The homework debate occurs worldwide. In 2012, French President François Hollande proposed banning homework, saying work should be done at school. Schools in Finland, one of the world’s leaders in education, give little to no homework. In Canada, the Toronto District School Board recommends to teachers and parents that students have no more than 10 minutes multiplied by the grade level.
“I’m OK with that,” says Rose Felvo, who teaches Grade 4 science, social studies, math, English and French at Toronto’s Jackman Avenue Public School, a French immersion school. “I don’t assign extra work, extra drill, for homework. For the most part, homework in my classroom is assignments that were not finished in class and need to be finished at home. The only thing I do add on is, I ask students to read 15 minutes a night, alternating in French and English.”
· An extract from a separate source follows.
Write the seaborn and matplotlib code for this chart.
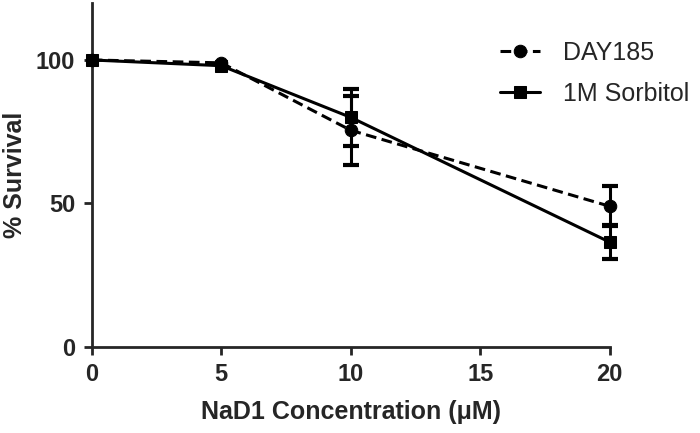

Tomoko Nakatani, who teaches junior and senior high school at Seikyo Gakuen, a private school in Kawachinagano City, Japan, says she gives about an hour of homework a night. She teaches English for communication and English to express ideas, and students are asked to translate, look up meanings and so on. “We believe the homework will help them to understand the lesson,” she says. “We have no rules for the amount of homework. We can give as much as we like, and the parents want more. We want our students to study at least a couple of hours every day.”
Nakatami says parents expect their kids to study harder and go on to “excellent” universities. That refrain—“How will my kid get into an elite college?”—is a concern heard around the globe. So we asked Yale University: Does more homework help applicants? A spokesman directed us to two links on its website, one for advice in selecting high school courses, the other detailing what Yale looks for in prospective students.
The word “homework” does not appear on either page.